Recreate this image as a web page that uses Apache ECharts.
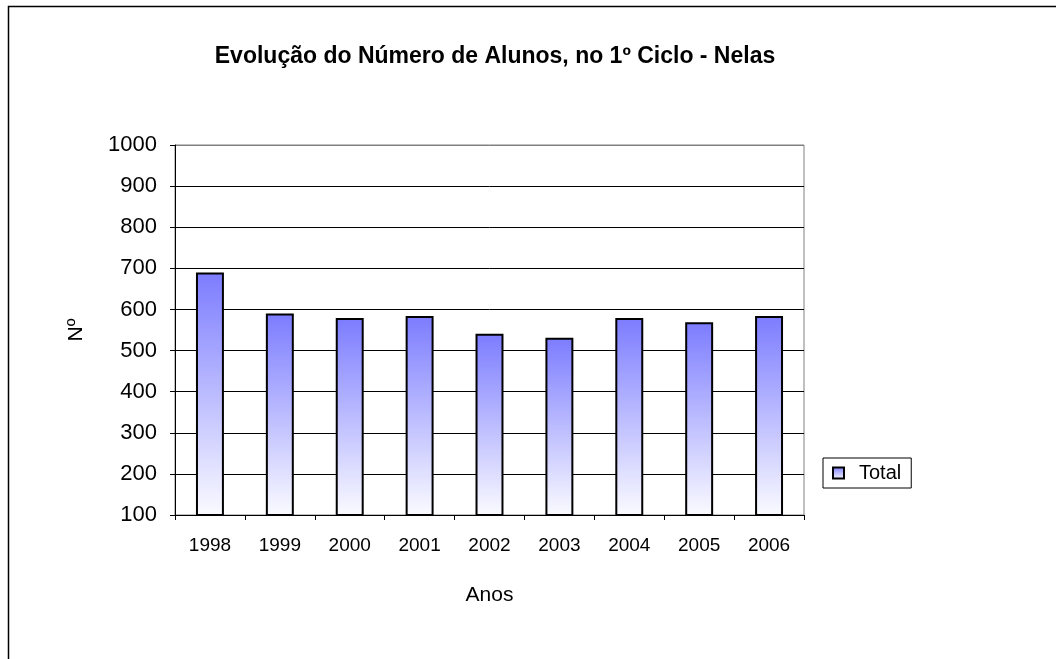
<!DOCTYPE html>
<html>
<head>
<meta charset="utf-8">
<script src="https://cdn.jsdelivr.net/npm/echarts@6/dist/echarts.min.js"></script>
<style>
  html, body { margin: 0; padding: 0; background: #fff; }
  #main { width: 1056px; height: 659px; }
</style>
</head>
<body>
<div id="main"></div>
<script>
// dados
const anos = ['1998', '1999', '2000', '2001', '2002', '2003', '2004', '2005', '2006']
const total = [690, 590, 579, 584, 541, 531, 579, 569, 584]
const yMin = 100
const yMax = 1000
const yStep = 100

const fontFamily = '"Liberation Sans", Arial, sans-serif'

// linhas de grelha: pretas, a de cima cinzenta (borda da área)
const splitColors = []
for (let v = yMin; v <= yMax; v += yStep) {
  splitColors.push(v === yMax ? '#808080' : '#000')
}

const barGradient = new echarts.graphic.LinearGradient(0, 0, 0, 1, [
  { offset: 0, color: '#7c7cff' },
  { offset: 1, color: '#fbfbff' }
])

const myChart = echarts.init(document.getElementById('main'))
const option = {
  backgroundColor: '#fff',
  animation: false,
  textStyle: { fontFamily: fontFamily, color: '#000' },
  title: {
    text: 'Evolução do Número de Alunos, no 1º Ciclo - Nelas',
    left: 490,
    top: 40,
    textAlign: 'center',
    textStyle: { fontSize: 23, fontWeight: 'bold', color: '#000', fontFamily: fontFamily }
  },
  graphic: [{
    type: 'rect',
    shape: { x: 8.5, y: 6.5, width: 1100, height: 700 },
    style: { fill: 'none', stroke: '#000', lineWidth: 1.5 },
    silent: true
  }],
  legend: {
    left: 823,
    top: 458,
    orient: 'vertical',
    padding: [5, 10, 5, 9],
    borderColor: '#000',
    borderWidth: 1,
    itemWidth: 11,
    itemHeight: 11,
    itemGap: 5,
    icon: 'rect',
    textStyle: { fontSize: 20, color: '#000', fontFamily: fontFamily, padding: [0, 0, 0, 10] },
    data: ['Total']
  },
  grid: {
    left: 175,
    right: 252,
    top: 145,
    bottom: 144,
    show: true,
    borderColor: '#808080',
    borderWidth: 1
  },
  xAxis: {
    type: 'category',
    data: anos,
    name: 'Anos',
    nameLocation: 'middle',
    nameGap: 70,
    nameTextStyle: { fontSize: 21, color: '#000' },
    axisLine: { lineStyle: { color: '#000', width: 1 } },
    axisTick: { show: true, alignWithLabel: false, length: 5, lineStyle: { color: '#000' } },
    axisLabel: { fontSize: 19, color: '#000', margin: 21 }
  },
  yAxis: {
    type: 'value',
    min: yMin,
    max: yMax,
    interval: yStep,
    name: 'Nº',
    nameLocation: 'middle',
    nameGap: 88,
    nameRotate: 90,
    nameTextStyle: { fontSize: 21, color: '#000' },
    axisLine: { show: true, lineStyle: { color: '#000', width: 1 } },
    axisTick: { show: true, length: 5, lineStyle: { color: '#000' } },
    axisLabel: { fontSize: 22, color: '#000', margin: 18, formatter: v => String(v) },
    splitLine: { show: true, lineStyle: { color: splitColors, width: 1 } }
  },
  series: [{
    name: 'Total',
    type: 'bar',
    data: total,
    barWidth: '40%',
    itemStyle: {
      color: barGradient,
      borderColor: '#000',
      borderWidth: 2
    }
  }]
}
myChart.setOption(option)
</script>
</body>
</html>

+===+

[Task directions] Please repeat exactly the data above from its first line to the line that contains "const yStep = 100", inclusive, and leave every picture out.

[Response to this task]
Recreate this image as a web page that uses Apache ECharts.
<!DOCTYPE html>
<html>
<head>
<meta charset="utf-8">
<script src="https://cdn.jsdelivr.net/npm/echarts@6/dist/echarts.min.js"></script>
<style>
  html, body { margin: 0; padding: 0; background: #fff; }
  #main { width: 1056px; height: 659px; }
</style>
</head>
<body>
<div id="main"></div>
<script>
// dados
const anos = ['1998', '1999', '2000', '2001', '2002', '2003', '2004', '2005', '2006']
const total = [690, 590, 579, 584, 541, 531, 579, 569, 584]
const yMin = 100
const yMax = 1000
const yStep = 100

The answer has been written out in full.